Bunham and Jagan are turning in their graves
February 3, 2007
While Bharrat Jagdeo is basking in the glitter of London , poor Burnham and Jagan are turning in their graves.
The two former Presidents of Guyana must be appalled at the level of mendicancy to which this nation has descended, best epitomized by the so-called Sunset Legislation that was tabled last Monday in the National Assembly.
What an inauspicious beginning to the first legislative sitting of the National Assembly! How offensive to our independence that the first piece of legislation to be tabled in the Ninth Parliament was legislation that stands as an affront to our national sovereignty.
Imagine a proposed law under which the Guyana Revenue Authority becomes a reporting arm of the CWC committee in the sense that it obligates the tax agency to inform the CWC 2007 Inc. of the detention of goods, and allows the CWC 2007 some 21 days to file an injunction blocking importation. This is a clear case of placing the cart before the horse.
It was commendable that the President has not activated, for this term, the Ministry of Parliamentary Affairs. It is now expected that this ministry would be best located as a department in the Ministry of Foreign Affairs, because it would seem as if most of the legislation that is being passed today is externally directed.

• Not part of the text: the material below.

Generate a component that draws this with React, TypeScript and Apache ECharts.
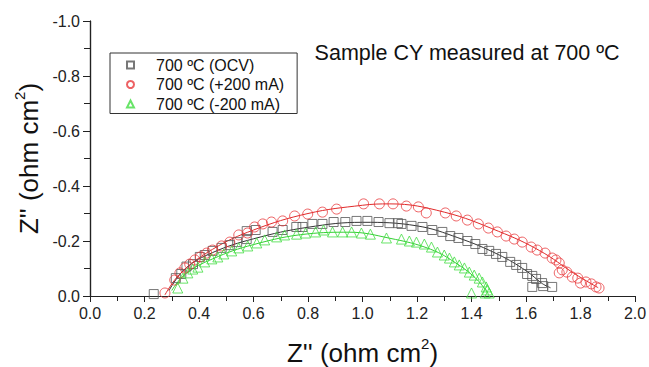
import React, { useEffect, useRef } from "react";
import * as echarts from "echarts";

// Nyquist data: [Z' (ohm cm2), Z'' (ohm cm2)]
const ocvPoints: number[][] = [
  [0.234, -0.007], [0.315, -0.065], [0.335, -0.08], [0.354, -0.107], [0.378, -0.116], [0.403, -0.142],
  [0.421, -0.149], [0.45, -0.164], [0.483, -0.175], [0.513, -0.185], [0.54, -0.196], [0.575, -0.207],
  [0.575, -0.236], [0.608, -0.24], [0.67, -0.233], [0.707, -0.24], [0.757, -0.251], [0.78, -0.251],
  [0.816, -0.262], [0.853, -0.262], [0.894, -0.269], [0.937, -0.269], [0.978, -0.273], [1.018, -0.273],
  [1.059, -0.269], [1.099, -0.265], [1.13, -0.265], [1.143, -0.262], [1.18, -0.255], [1.22, -0.251],
  [1.256, -0.24], [1.293, -0.233], [1.322, -0.218], [1.352, -0.211], [1.385, -0.2], [1.414, -0.189],
  [1.44, -0.171], [1.465, -0.164], [1.49, -0.153], [1.513, -0.142], [1.542, -0.124], [1.564, -0.113],
  [1.586, -0.102], [1.604, -0.08], [1.623, -0.073], [1.637, -0.062], [1.659, -0.047], [1.663, -0.036],
  [1.623, -0.033], [1.696, -0.033],
];
const plusPoints: number[][] = [
  [0.275, -0.011], [0.311, -0.058], [0.33, -0.084], [0.348, -0.102], [0.366, -0.116], [0.385, -0.131],
  [0.405, -0.142], [0.428, -0.156], [0.45, -0.167], [0.483, -0.182], [0.513, -0.196], [0.546, -0.222],
  [0.578, -0.229], [0.604, -0.251], [0.634, -0.262], [0.666, -0.269], [0.707, -0.273], [0.751, -0.291],
  [0.799, -0.298], [0.853, -0.305], [0.905, -0.316], [1.004, -0.335], [1.062, -0.335], [1.112, -0.335],
  [1.161, -0.327], [1.205, -0.324], [1.234, -0.302], [1.304, -0.302], [1.344, -0.291], [1.385, -0.276],
  [1.425, -0.262], [1.462, -0.247], [1.495, -0.233], [1.527, -0.218], [1.557, -0.207], [1.586, -0.196],
  [1.619, -0.178], [1.641, -0.167], [1.67, -0.156], [1.696, -0.138], [1.71, -0.131], [1.722, -0.12],
  [1.733, -0.095], [1.722, -0.084], [1.75, -0.087], [1.77, -0.069], [1.79, -0.065], [1.8, -0.047],
  [1.82, -0.051], [1.84, -0.044], [1.857, -0.033], [1.868, -0.029],
];
const minusPoints: number[][] = [
  [0.322, -0.029], [0.341, -0.065], [0.359, -0.084], [0.377, -0.098], [0.396, -0.105], [0.421, -0.124],
  [0.447, -0.135], [0.469, -0.142], [0.491, -0.153], [0.52, -0.164], [0.546, -0.175], [0.579, -0.182],
  [0.612, -0.193], [0.641, -0.204], [0.685, -0.215], [0.714, -0.222], [0.758, -0.225], [0.791, -0.229],
  [0.828, -0.233], [0.857, -0.24], [0.89, -0.233], [0.927, -0.233], [0.96, -0.233], [0.996, -0.229],
  [1.029, -0.225], [1.088, -0.211], [1.143, -0.207], [1.172, -0.2], [1.198, -0.196], [1.227, -0.189],
  [1.253, -0.178], [1.275, -0.16], [1.3, -0.149], [1.319, -0.138], [1.337, -0.124], [1.355, -0.113],
  [1.374, -0.102], [1.392, -0.087], [1.41, -0.076], [1.428, -0.065], [1.44, -0.051], [1.454, -0.033],
  [1.458, -0.022], [1.465, -0.011], [1.4, -0.011], [1.45, -0.011],
];

// Fitted curves
const ocvFit: number[][] = [
  [0.29, -0.02], [0.35, -0.1], [0.45, -0.158], [0.6, -0.208], [0.8, -0.25], [1.0, -0.268],
  [1.2, -0.255], [1.35, -0.212], [1.5, -0.15], [1.6, -0.092], [1.66, -0.045], [1.69, -0.03],
];
const plusFit: number[][] = [
  [0.275, -0.004], [0.33, -0.08], [0.45, -0.17], [0.6, -0.24], [0.8, -0.3], [1.0, -0.33],
  [1.1, -0.335], [1.3, -0.305], [1.5, -0.235], [1.65, -0.165], [1.78, -0.08], [1.865, -0.03],
];
const minusFit: number[][] = [
  [0.3, -0.02], [0.35, -0.08], [0.45, -0.135], [0.6, -0.187], [0.8, -0.226], [0.95, -0.232],
  [1.1, -0.21], [1.25, -0.17], [1.35, -0.115], [1.42, -0.06], [1.46, -0.01],
];

const seriesNames = ["700 ºC (OCV)", "700 ºC (+200 mA)", "700 ºC (-200 mA)"];
const seriesColors = ["#555555", "#e8393c", "#44dd44"];
const fitColors = ["#333333", "#e02a2a", "#33d033"];
const seriesSymbols = ["rect", "circle", "triangle"];
const titleText = "Sample CY measured at 700 ºC";
const FONT = "Liberation Sans, Arial, sans-serif";

export default function App() {
  const ref = useRef<HTMLDivElement>(null);
  useEffect(() => {
    if (!ref.current) return;
    const chart = echarts.init(ref.current, null, { renderer: "svg" });
    const pointSets = [ocvPoints, plusPoints, minusPoints];
    const fitSets = [ocvFit, plusFit, minusFit];
    const symbolSizes = [9, 10, 10];
    const axisLine = { show: true, lineStyle: { color: "#222", width: 1.2 } };
    const nameRich = {
      b: { fontSize: 26, fontFamily: FONT, color: "#111", lineHeight: 30, verticalAlign: "bottom" as const },
      s: { fontSize: 15, fontFamily: FONT, color: "#111", lineHeight: 30, verticalAlign: "top" as const },
    };
    chart.setOption({
      animation: false,
      backgroundColor: "#fff",
      title: {
        text: titleText,
        right: 24,
        top: 37,
        textStyle: { fontSize: 21.5, fontWeight: "normal", fontFamily: FONT, color: "#111" },
      },
      legend: {
        orient: "vertical",
        left: 110,
        top: 53,
        data: seriesNames,
        itemWidth: 7,
        itemHeight: 7,
        itemGap: 2.5,
        padding: [3.5, 13, 1, 16],
        borderColor: "#333",
        borderWidth: 1,
        textStyle: { fontSize: 16, fontFamily: FONT, color: "#111", lineHeight: 17, padding: [0, 0, 0, 17] },
      },
      grid: { left: 90, right: 14, top: 21, bottom: 71, outerBoundsMode: "none" },
      xAxis: [
        {
          type: "value",
          position: "bottom",
          min: 0,
          max: 2,
          interval: 0.2,
          name: "{b|Z'' (ohm cm}{s|2}{b|)}",
          nameLocation: "middle",
          nameGap: 40,
          nameTextStyle: { rich: nameRich },
          axisLine,
          axisTick: { show: true, inside: false, length: 6, lineStyle: { color: "#222" } },
          minorTick: { show: true, splitNumber: 2, length: 4, lineStyle: { color: "#222" } },
          splitLine: { show: false },
          axisLabel: {
            fontSize: 16,
            fontFamily: FONT,
            color: "#222",
            margin: 9,
            formatter: (v: number) => v.toFixed(1),
          },
        },
        {
          type: "value",
          position: "top",
          min: 0,
          max: 2,
          interval: 0.1,
          axisLine,
          axisTick: { show: true, inside: true, length: 5, lineStyle: { color: "#222" } },
          axisLabel: { show: false },
          splitLine: { show: false },
        },
      ],
      yAxis: [
        {
          type: "value",
          position: "left",
          min: -1,
          max: 0,
          interval: 0.2,
          inverse: true,
          name: "{b|Z'' (ohm cm}{s|2}{b|)}",
          nameLocation: "middle",
          nameGap: 47,
          nameTextStyle: { rich: nameRich },
          axisLine,
          axisTick: { show: true, inside: false, length: 7, lineStyle: { color: "#222" } },
          minorTick: { show: true, splitNumber: 2, length: 4, lineStyle: { color: "#222" } },
          splitLine: { show: false },
          axisLabel: {
            fontSize: 16,
            fontFamily: FONT,
            color: "#222",
            margin: 10,
            formatter: (v: number) => (Math.abs(v) < 1e-9 ? "0.0" : v.toFixed(1)),
          },
        },
        {
          type: "value",
          position: "right",
          min: -1,
          max: 0,
          interval: 0.1,
          inverse: true,
          axisLine,
          axisTick: { show: true, inside: true, length: 6, lineStyle: { color: "#222" } },
          axisLabel: { show: false },
          splitLine: { show: false },
        },
      ],
      series: [
        ...fitSets.map((d, i) => ({
          type: "line",
          name: seriesNames[i] + " fit",
          data: d,
          smooth: 0.4,
          showSymbol: false,
          symbol: "none",
          lineStyle: { color: fitColors[i], width: 1 },
          silent: true,
          z: 2,
        })),
        ...pointSets.map((d, i) => ({
          type: "scatter",
          name: seriesNames[i],
          data: d,
          symbol: seriesSymbols[i],
          symbolSize: symbolSizes[i],
          itemStyle: { color: "transparent", borderColor: seriesColors[i], borderWidth: 1 },
          z: 3,
        })),
      ],
    });
    return () => chart.dispose();
  }, []);
  return <div ref={ref} style={{ position: "fixed", left: 0, top: 0, width: 649, height: 367 }} />;
}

From the country's recent financial laws, to the recent legislation dealing with trafficking in persons, right through to last Thursday's Sunset Legislation, Guyana 's legislative agenda is more responsive to external obligations that it is to domestic imperatives.

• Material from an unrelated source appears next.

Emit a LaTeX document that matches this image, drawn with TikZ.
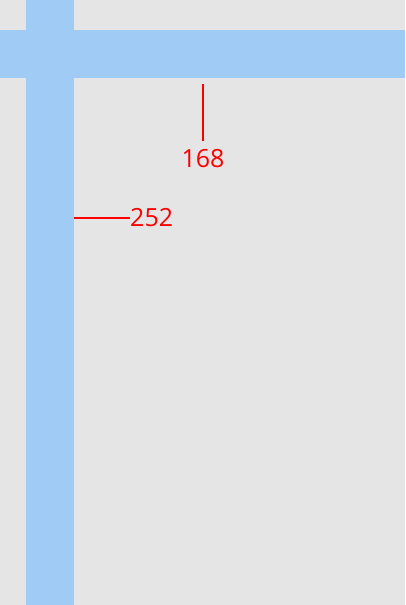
\documentclass[tikz,border=0pt]{standalone}
\usepackage{fontspec}
\setmainfont{Open Sans}
\definecolor{bgray}{HTML}{E5E5E5}
\definecolor{band}{HTML}{A0CBF5}
\definecolor{mred}{HTML}{FF0000}
\begin{document}
\begin{tikzpicture}[x=1pt,y=-1pt,
  bandfill/.style={fill=band,draw=none},
  dimline/.style={draw=mred,line width=2pt},
  dimlabel/.style={text=mred,font=\fontsize{25}{25}\selectfont,inner sep=0pt}]
\fill[bgray] (0,0) rectangle (405,605);
\useasboundingbox (0,0) rectangle (405,605);
\path[bandfill] (26,0) rectangle (74,605);
\path[bandfill] (0,30) rectangle (405,78);
\coordinate (vtop) at (203,84);
\coordinate (hleft) at (74,218);
\node[dimlabel,anchor=north] (l168) at (203,149) {168};
\node[dimlabel,anchor=west] (l252) at (130,217.5) {252};
\draw[dimline] (vtop) -- (vtop |- 0,140.5);
\draw[dimline] (hleft) -- (l252.west |- hleft);
\end{tikzpicture}
\end{document}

The recent tabling of Sunset Legislation begins the process of honouring our obligations to host Cricket World Cup 2007. However, the question that needs to be asked is whether the compromising of our sovereignty is worth the supposed economic benefits that would flow our way from this tournament.
For years, Guyana has not been able to protect its singers from copyright infringement. Local and foreign music is being openly pirated in the country, and other forms of property rights protection are virtually non-existent. Yet, lo and behold, we are now reading about the million-dollar fines that will be levied for violations of marketing rights for the tournament.
There has been talk, also, though not in the legislation, about the need to make the entire Caribbean one country for this entire tournament. For years now, there has been only talk about free movement within the region, yet it is being suggested that we may well have legislation to treat the entire Caribbean as one country for the duration of Cricket World Cup 2007. In one swipe, we can integrate the entire Caribbean .
I can understand the position of the sponsors of this major tournament. They have an investment to protect. They want to guarantee that these investments are protected. They, therefore, demanded and got legislation to protect their investments.
The problem is why did Guyana simply accept these proposals that were requested. No self-respecting sovereign country will simply roll over and concede to legislation that constitutes an affront to its self-respect.
The fines in the Sunset Legislation are extremely punitive. They stand out in stark contrast to existing fines that are levied in our courts, and also in contrast to the absence of protection for local musicians and others demanding copyright protection.
There is one thing which I am certain about: neither Cheddi nor Burnham would have tolerated this sort of legislation.
Burnham, had he been alive today, could have been expected to tell the organizers to take their tournament elsewhere. He would not have tolerated being dictated to with all those requirements that have to be met to host the tournament. Burnham would have simply told the organizers that they would have had to make do with what the average citizen had to put up with, and therefore all these special requirements that are being demanded would have been dismissed outright.
I doubt, also, whether Cheddi would have tolerated all these demands. He would not have been in as dominant a position as Burnham's, but he, too, would have been offended by the legislation. He would have asked for a common position, I believe, from his Caricom partners.
World Cup 2007 may be the biggest thing to have hit Guyana , but is it worth the price that we have to pay as a country?
Can the Local Organizing Committee come up with a minimum figure that Guyana will earn for hosting this tournament? We are passing laws to protect the tournament's marketing laws, but just what will we be gaining from the use of this beautiful part of the world?
And just who is going to police this Sunset Legislation when there is already a heavy demand on the limited human resources at our disposal?